Pictures stay out of the copy; set down each line of the listing below exactly.
** START **
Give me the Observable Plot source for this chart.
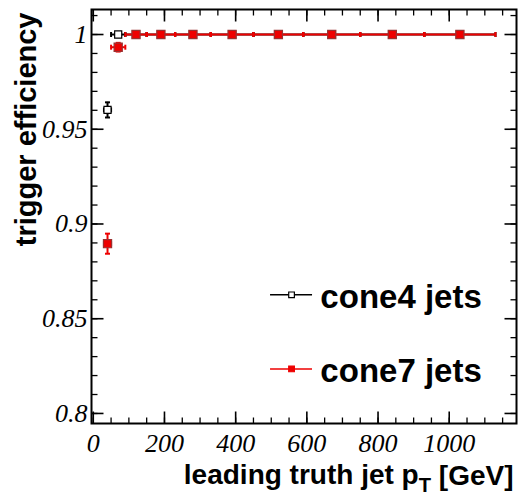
<!DOCTYPE html>
<html>
<head>
<meta charset="utf-8">
<script src="https://cdn.jsdelivr.net/npm/d3@7"></script>
<script src="https://cdn.jsdelivr.net/npm/@observablehq/plot@0.6"></script>
<style>
  html, body { margin: 0; padding: 0; background: white; }
  svg { display: block; }
</style>
</head>
<body>
<div id="chart"></div>
<script>
// ---- data ----
const binLow     = [30, 50, 90, 150, 230, 330, 450, 590, 750, 930];
const binHigh    = [50, 90, 150, 230, 330, 450, 590, 750, 930, 1130];
const binCenter  = [40, 70, 120, 190, 280, 390, 520, 670, 840, 1030];
const cone4Eff   = [0.9602, 1, 1, 1, 1, 1, 1, 1, 1, 1];
const cone4Err   = [0.0040, 0, 0, 0, 0, 0, 0, 0, 0, 0];
const cone7Eff   = [0.8896, 0.9933, 1, 1, 1, 1, 1, 1, 1, 1];
const cone7Err   = [0.0053, 0.0023, 0, 0, 0, 0, 0, 0, 0, 0];

const xMajorTicks = [0, 200, 400, 600, 800, 1000];
const xMinorTicks = d3.range(0, 1151, 50);
const yMajorTicks = [0.8, 0.85, 0.9, 0.95, 1];
const yMinorTicks = d3.range(80, 102).map(d => d / 100);

const seriesNames = ["cone4 jets", "cone7 jets"];
const xTitle = "leading truth jet pT [GeV]";
const yTitle = "trigger efficiency";

// ---- layout ----
const xDom = [-5, 1189];
const yDom = [0.7947, 1.0132];
const RED = "#ee0000";

const rows = (eff, err) => binCenter.map((c, i) => ({
  x: c, lo: binLow[i], hi: binHigh[i], y: eff[i], e: err[i]
}));
const c4 = rows(cone4Eff, cone4Err);
const c7 = rows(cone7Eff, cone7Err);

// custom "segment" symbols (pixel-size tick marks)
const seg = (x1, y1, x2, y2) => ({ draw(ctx) { ctx.moveTo(x1, y1); ctx.lineTo(x2, y2); } });

function frameTicks(len, w, ys, xs) {
  return [
    Plot.dot(ys, { x: () => xDom[0], y: d => d, symbol: seg(0, 0, len, 0), stroke: "black", strokeWidth: w, fill: "none" }),
    Plot.dot(ys, { x: () => xDom[1], y: d => d, symbol: seg(0, 0, -len, 0), stroke: "black", strokeWidth: w, fill: "none" }),
    Plot.dot(xs, { y: () => yDom[0], x: d => d, symbol: seg(0, 0, 0, -len), stroke: "black", strokeWidth: w, fill: "none" }),
    Plot.dot(xs, { y: () => yDom[1], x: d => d, symbol: seg(0, 0, 0, len), stroke: "black", strokeWidth: w, fill: "none" })
  ];
}

function seriesMarks(data, color, markerFill, markerStroke, r) {
  const withErr = data.filter(d => d.e > 0);
  const edges = data.flatMap(d => [{ x: d.lo, y: d.y }, { x: d.hi, y: d.y }]);
  return [
    Plot.ruleY(data, { x1: "lo", x2: "hi", y: "y", stroke: color, strokeWidth: 2 }),
    Plot.dot(edges, { x: "x", y: "y", symbol: seg(0, -2.5, 0, 2.5), stroke: color, strokeWidth: 2, fill: "none" }),
    Plot.ruleX(withErr, { x: "x", y1: d => d.y - d.e, y2: d => d.y + d.e, stroke: color, strokeWidth: 2 }),
    Plot.dot(withErr, { x: "x", y: d => d.y - d.e, symbol: seg(-2.5, 0, 2.5, 0), stroke: color, strokeWidth: 2, fill: "none" }),
    Plot.dot(withErr, { x: "x", y: d => d.y + d.e, symbol: seg(-2.5, 0, 2.5, 0), stroke: color, strokeWidth: 2, fill: "none" }),
    Plot.dot(data, { x: "x", y: "y", symbol: "square", r, fill: markerFill, stroke: markerStroke, strokeWidth: 1.2 })
  ];
}

// legend in data space
const legendRows = [
  { name: seriesNames[0], y: 0.8626, color: "black", fill: "white" },
  { name: seriesNames[1], y: 0.8235, color: RED, fill: RED }
];
const legLineX1 = 498, legLineX2 = 616, legMarkX = 557, legTextX = 638;

const tickFont = { fontSize: 26, fontFamily: "Liberation Serif", fontStyle: "italic", fill: "black" };

const chart = Plot.plot({
  width: 518,
  height: 498,
  marginLeft: 91,
  marginRight: 2,
  marginTop: 9,
  marginBottom: 75,
  x: { domain: xDom, axis: null },
  y: { domain: yDom, axis: null },
  style: { background: "white", color: "black" },
  marks: [
    ...seriesMarks(c4, "black", "white", "black", 4),
    ...seriesMarks(c7, RED, RED, "#9a3030", 4.6),
    // legend
    Plot.ruleY(legendRows, { x1: legLineX1, x2: legLineX2, y: "y", stroke: "color", strokeWidth: 1.5 }),
    Plot.dot(legendRows, { x: legMarkX, y: "y", symbol: "square", r: 3.2, fill: "fill", stroke: "color", strokeWidth: 1.2 }),
    Plot.text(legendRows, { x: legTextX, y: "y", text: "name", textAnchor: "start", lineAnchor: "middle", dy: 3,
      fontSize: 33, fontWeight: "bold", fill: "black", fontFamily: "Liberation Sans" }),
    // frame + ticks
    Plot.frame({ stroke: "black", strokeWidth: 2 }),
    ...frameTicks(12, 1.6, yMajorTicks, xMajorTicks),
    ...frameTicks(6, 1.3, yMinorTicks, xMinorTicks),
    // tick labels
    Plot.text(xMajorTicks, { x: d => d, y: () => yDom[0], text: d => String(d), textAnchor: "middle", lineAnchor: "top", dy: 10, ...tickFont }),
    Plot.text(yMajorTicks, { x: () => xDom[0], y: d => d, text: d => String(d), textAnchor: "end", lineAnchor: "middle", dx: -4, ...tickFont }),
    // axis titles
    Plot.text([xTitle], { frameAnchor: "bottom-right", textAnchor: "end", lineAnchor: "middle", dx: -3, dy: 52,
      fontSize: 28, fontWeight: "bold", fill: "black", fontFamily: "Liberation Sans" }),
    Plot.text([yTitle], { frameAnchor: "top-left", rotate: -90, textAnchor: "end", lineAnchor: "middle", dx: -65, dy: 3,
      fontSize: 29, fontWeight: "bold", fill: "black", fontFamily: "Liberation Sans" })
  ]
});

// subscript T in the x title
d3.select(chart).selectAll("text").filter(function () { return this.textContent === xTitle; }).each(function () {
  const t = d3.select(this);
  t.text(null);
  t.append("tspan").text("leading truth jet p");
  t.append("tspan").attr("dy", "0.35em").attr("font-size", "0.72em").text("T");
  t.append("tspan").attr("dy", "-0.25em").text(" [GeV]");
});

document.getElementById("chart").appendChild(chart);
</script>
</body>
</html>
** END **
• Written solution:
Give me the Observable Plot source for this chart.
<!DOCTYPE html>
<html>
<head>
<meta charset="utf-8">
<script src="https://cdn.jsdelivr.net/npm/d3@7"></script>
<script src="https://cdn.jsdelivr.net/npm/@observablehq/plot@0.6"></script>
<style>
  html, body { margin: 0; padding: 0; background: white; }
  svg { display: block; }
</style>
</head>
<body>
<div id="chart"></div>
<script>
// ---- data ----
const binLow     = [30, 50, 90, 150, 230, 330, 450, 590, 750, 930];
const binHigh    = [50, 90, 150, 230, 330, 450, 590, 750, 930, 1130];
const binCenter  = [40, 70, 120, 190, 280, 390, 520, 670, 840, 1030];
const cone4Eff   = [0.9602, 1, 1, 1, 1, 1, 1, 1, 1, 1];
const cone4Err   = [0.0040, 0, 0, 0, 0, 0, 0, 0, 0, 0];
const cone7Eff   = [0.8896, 0.9933, 1, 1, 1, 1, 1, 1, 1, 1];
const cone7Err   = [0.0053, 0.0023, 0, 0, 0, 0, 0, 0, 0, 0];

const xMajorTicks = [0, 200, 400, 600, 800, 1000];
const xMinorTicks = d3.range(0, 1151, 50);
const yMajorTicks = [0.8, 0.85, 0.9, 0.95, 1];
const yMinorTicks = d3.range(80, 102).map(d => d / 100);

const seriesNames = ["cone4 jets", "cone7 jets"];
const xTitle = "leading truth jet pT [GeV]";
const yTitle = "trigger efficiency";

// ---- layout ----
const xDom = [-5, 1189];
const yDom = [0.7947, 1.0132];
const RED = "#ee0000";

const rows = (eff, err) => binCenter.map((c, i) => ({
  x: c, lo: binLow[i], hi: binHigh[i], y: eff[i], e: err[i]
}));
const c4 = rows(cone4Eff, cone4Err);
const c7 = rows(cone7Eff, cone7Err);

// custom "segment" symbols (pixel-size tick marks)
const seg = (x1, y1, x2, y2) => ({ draw(ctx) { ctx.moveTo(x1, y1); ctx.lineTo(x2, y2); } });

function frameTicks(len, w, ys, xs) {
  return [
    Plot.dot(ys, { x: () => xDom[0], y: d => d, symbol: seg(0, 0, len, 0), stroke: "black", strokeWidth: w, fill: "none" }),
    Plot.dot(ys, { x: () => xDom[1], y: d => d, symbol: seg(0, 0, -len, 0), stroke: "black", strokeWidth: w, fill: "none" }),
    Plot.dot(xs, { y: () => yDom[0], x: d => d, symbol: seg(0, 0, 0, -len), stroke: "black", strokeWidth: w, fill: "none" }),
    Plot.dot(xs, { y: () => yDom[1], x: d => d, symbol: seg(0, 0, 0, len), stroke: "black", strokeWidth: w, fill: "none" })
  ];
}

function seriesMarks(data, color, markerFill, markerStroke, r) {
  const withErr = data.filter(d => d.e > 0);
  const edges = data.flatMap(d => [{ x: d.lo, y: d.y }, { x: d.hi, y: d.y }]);
  return [
    Plot.ruleY(data, { x1: "lo", x2: "hi", y: "y", stroke: color, strokeWidth: 2 }),
    Plot.dot(edges, { x: "x", y: "y", symbol: seg(0, -2.5, 0, 2.5), stroke: color, strokeWidth: 2, fill: "none" }),
    Plot.ruleX(withErr, { x: "x", y1: d => d.y - d.e, y2: d => d.y + d.e, stroke: color, strokeWidth: 2 }),
    Plot.dot(withErr, { x: "x", y: d => d.y - d.e, symbol: seg(-2.5, 0, 2.5, 0), stroke: color, strokeWidth: 2, fill: "none" }),
    Plot.dot(withErr, { x: "x", y: d => d.y + d.e, symbol: seg(-2.5, 0, 2.5, 0), stroke: color, strokeWidth: 2, fill: "none" }),
    Plot.dot(data, { x: "x", y: "y", symbol: "square", r, fill: markerFill, stroke: markerStroke, strokeWidth: 1.2 })
  ];
}

// legend in data space
const legendRows = [
  { name: seriesNames[0], y: 0.8626, color: "black", fill: "white" },
  { name: seriesNames[1], y: 0.8235, color: RED, fill: RED }
];
const legLineX1 = 498, legLineX2 = 616, legMarkX = 557, legTextX = 638;

const tickFont = { fontSize: 26, fontFamily: "Liberation Serif", fontStyle: "italic", fill: "black" };

const chart = Plot.plot({
  width: 518,
  height: 498,
  marginLeft: 91,
  marginRight: 2,
  marginTop: 9,
  marginBottom: 75,
  x: { domain: xDom, axis: null },
  y: { domain: yDom, axis: null },
  style: { background: "white", color: "black" },
  marks: [
    ...seriesMarks(c4, "black", "white", "black", 4),
    ...seriesMarks(c7, RED, RED, "#9a3030", 4.6),
    // legend
    Plot.ruleY(legendRows, { x1: legLineX1, x2: legLineX2, y: "y", stroke: "color", strokeWidth: 1.5 }),
    Plot.dot(legendRows, { x: legMarkX, y: "y", symbol: "square", r: 3.2, fill: "fill", stroke: "color", strokeWidth: 1.2 }),
    Plot.text(legendRows, { x: legTextX, y: "y", text: "name", textAnchor: "start", lineAnchor: "middle", dy: 3,
      fontSize: 33, fontWeight: "bold", fill: "black", fontFamily: "Liberation Sans" }),
    // frame + ticks
    Plot.frame({ stroke: "black", strokeWidth: 2 }),
    ...frameTicks(12, 1.6, yMajorTicks, xMajorTicks),
    ...frameTicks(6, 1.3, yMinorTicks, xMinorTicks),
    // tick labels
    Plot.text(xMajorTicks, { x: d => d, y: () => yDom[0], text: d => String(d), textAnchor: "middle", lineAnchor: "top", dy: 10, ...tickFont }),
    Plot.text(yMajorTicks, { x: () => xDom[0], y: d => d, text: d => String(d), textAnchor: "end", lineAnchor: "middle", dx: -4, ...tickFont }),
    // axis titles
    Plot.text([xTitle], { frameAnchor: "bottom-right", textAnchor: "end", lineAnchor: "middle", dx: -3, dy: 52,
      fontSize: 28, fontWeight: "bold", fill: "black", fontFamily: "Liberation Sans" }),
    Plot.text([yTitle], { frameAnchor: "top-left", rotate: -90, textAnchor: "end", lineAnchor: "middle", dx: -65, dy: 3,
      fontSize: 29, fontWeight: "bold", fill: "black", fontFamily: "Liberation Sans" })
  ]
});

// subscript T in the x title
d3.select(chart).selectAll("text").filter(function () { return this.textContent === xTitle; }).each(function () {
  const t = d3.select(this);
  t.text(null);
  t.append("tspan").text("leading truth jet p");
  t.append("tspan").attr("dy", "0.35em").attr("font-size", "0.72em").text("T");
  t.append("tspan").attr("dy", "-0.25em").text(" [GeV]");
});

document.getElementById("chart").appendChild(chart);
</script>
</body>
</html>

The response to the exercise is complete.